Omit the pictures, please, and give each record below again exactly.

┌──

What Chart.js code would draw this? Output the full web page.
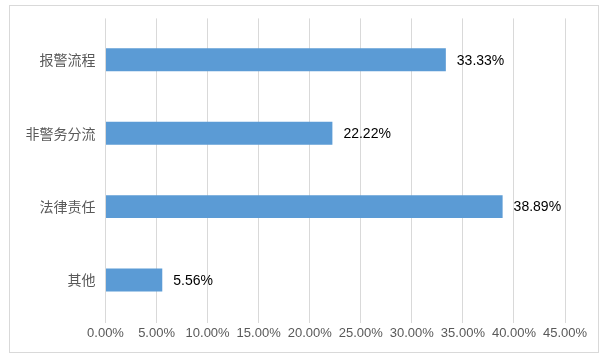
<!DOCTYPE html>
<html><head><meta charset="utf-8">
<script src="https://cdn.jsdelivr.net/npm/chart.js@4/dist/chart.umd.min.js"></script>
<style>html,body{margin:0;padding:0;background:#fff}#wrap{position:absolute;left:0;top:0;width:607px;height:360px}</style>
</head><body><div id="wrap"><canvas id="c" width="607" height="360"></canvas></div>
<script>
const categories = ['报警流程', '非警务分流', '法律责任', '其他'];
const values = [33.33, 22.22, 38.89, 5.56];
const tickMax = 45;
const tickStep = 5;

const borderPlugin = {
  id: 'frame',
  beforeDraw(chart) {
    const ctx = chart.ctx;
    ctx.save();
    ctx.fillStyle = '#fff';
    ctx.fillRect(0, 0, chart.width, chart.height);
    ctx.strokeStyle = '#d9d9d9';
    ctx.lineWidth = 1;
    ctx.strokeRect(9.5, 5.5, 589, 347);
    ctx.restore();
  }
};
const labelPlugin = {
  id: 'vlabels',
  afterDatasetsDraw(chart) {
    const ctx = chart.ctx;
    const meta = chart.getDatasetMeta(0);
    ctx.save();
    ctx.font = '14px "Liberation Sans", "Noto Sans", sans-serif';
    ctx.fillStyle = '#000';
    ctx.textAlign = 'left';
    ctx.textBaseline = 'middle';
    meta.data.forEach((bar, i) => {
      ctx.fillText(values[i].toFixed(2) + '%', bar.x + 11, bar.y + 1);
    });
    ctx.restore();
  }
};

new Chart(document.getElementById('c'), {
  type: 'bar',
  data: {
    labels: categories,
    datasets: [{
      data: values,
      backgroundColor: '#5b9bd5',
      borderWidth: 0,
      barPercentage: 0.313,
      categoryPercentage: 1.0
    }]
  },
  options: {
    indexAxis: 'y',
    responsive: false,
    animation: false,
    devicePixelRatio: 1,
    layout: { padding: { left: 10, right: 42, top: 18, bottom: 13 } },
    plugins: { legend: { display: false }, tooltip: { enabled: false } },
    scales: {
      x: {
        min: 0, max: tickMax,
        ticks: {
          stepSize: tickStep,
          padding: 3,
          color: '#595959',
          font: { family: '"Liberation Sans", "Noto Sans", sans-serif', size: 13 },
          callback: v => v.toFixed(2) + '%'
        },
        grid: { color: '#d9d9d9', drawTicks: false },
        border: { display: false },
        afterFit(s) { s.height = 24; }
      },
      y: {
        ticks: {
          padding: 10,
          color: '#595959',
          font: { family: '"Noto Sans CJK SC", sans-serif', size: 14 }
        },
        grid: { display: false, drawTicks: false },
        border: { display: false },
        afterBuildTicks(s) { s._startValue = -0.5646; s._valueRange = 4.15; },
        afterFit(s) { s.width = 95.5; }
      }
    }
  },
  plugins: [borderPlugin, labelPlugin]
});
</script></body></html>
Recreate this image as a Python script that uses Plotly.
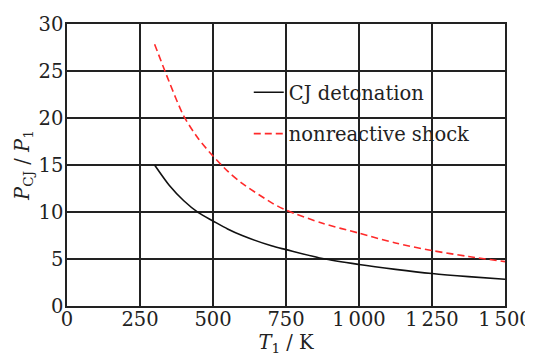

└──

◆ Reply
What Chart.js code would draw this? Output the full web page.
<!DOCTYPE html>
<html><head><meta charset="utf-8">
<script src="https://cdn.jsdelivr.net/npm/chart.js@4/dist/chart.umd.min.js"></script>
<style>html,body{margin:0;padding:0;background:#fff}#wrap{position:absolute;left:0;top:0;width:607px;height:360px}</style>
</head><body><div id="wrap"><canvas id="c" width="607" height="360"></canvas></div>
<script>
const categories = ['报警流程', '非警务分流', '法律责任', '其他'];
const values = [33.33, 22.22, 38.89, 5.56];
const tickMax = 45;
const tickStep = 5;

const borderPlugin = {
  id: 'frame',
  beforeDraw(chart) {
    const ctx = chart.ctx;
    ctx.save();
    ctx.fillStyle = '#fff';
    ctx.fillRect(0, 0, chart.width, chart.height);
    ctx.strokeStyle = '#d9d9d9';
    ctx.lineWidth = 1;
    ctx.strokeRect(9.5, 5.5, 589, 347);
    ctx.restore();
  }
};
const labelPlugin = {
  id: 'vlabels',
  afterDatasetsDraw(chart) {
    const ctx = chart.ctx;
    const meta = chart.getDatasetMeta(0);
    ctx.save();
    ctx.font = '14px "Liberation Sans", "Noto Sans", sans-serif';
    ctx.fillStyle = '#000';
    ctx.textAlign = 'left';
    ctx.textBaseline = 'middle';
    meta.data.forEach((bar, i) => {
      ctx.fillText(values[i].toFixed(2) + '%', bar.x + 11, bar.y + 1);
    });
    ctx.restore();
  }
};

new Chart(document.getElementById('c'), {
  type: 'bar',
  data: {
    labels: categories,
    datasets: [{
      data: values,
      backgroundColor: '#5b9bd5',
      borderWidth: 0,
      barPercentage: 0.313,
      categoryPercentage: 1.0
    }]
  },
  options: {
    indexAxis: 'y',
    responsive: false,
    animation: false,
    devicePixelRatio: 1,
    layout: { padding: { left: 10, right: 42, top: 18, bottom: 13 } },
    plugins: { legend: { display: false }, tooltip: { enabled: false } },
    scales: {
      x: {
        min: 0, max: tickMax,
        ticks: {
          stepSize: tickStep,
          padding: 3,
          color: '#595959',
          font: { family: '"Liberation Sans", "Noto Sans", sans-serif', size: 13 },
          callback: v => v.toFixed(2) + '%'
        },
        grid: { color: '#d9d9d9', drawTicks: false },
        border: { display: false },
        afterFit(s) { s.height = 24; }
      },
      y: {
        ticks: {
          padding: 10,
          color: '#595959',
          font: { family: '"Noto Sans CJK SC", sans-serif', size: 14 }
        },
        grid: { display: false, drawTicks: false },
        border: { display: false },
        afterBuildTicks(s) { s._startValue = -0.5646; s._valueRange = 4.15; },
        afterFit(s) { s.width = 95.5; }
      }
    }
  },
  plugins: [borderPlugin, labelPlugin]
});
</script></body></html>
Recreate this image as a Python script that uses Plotly.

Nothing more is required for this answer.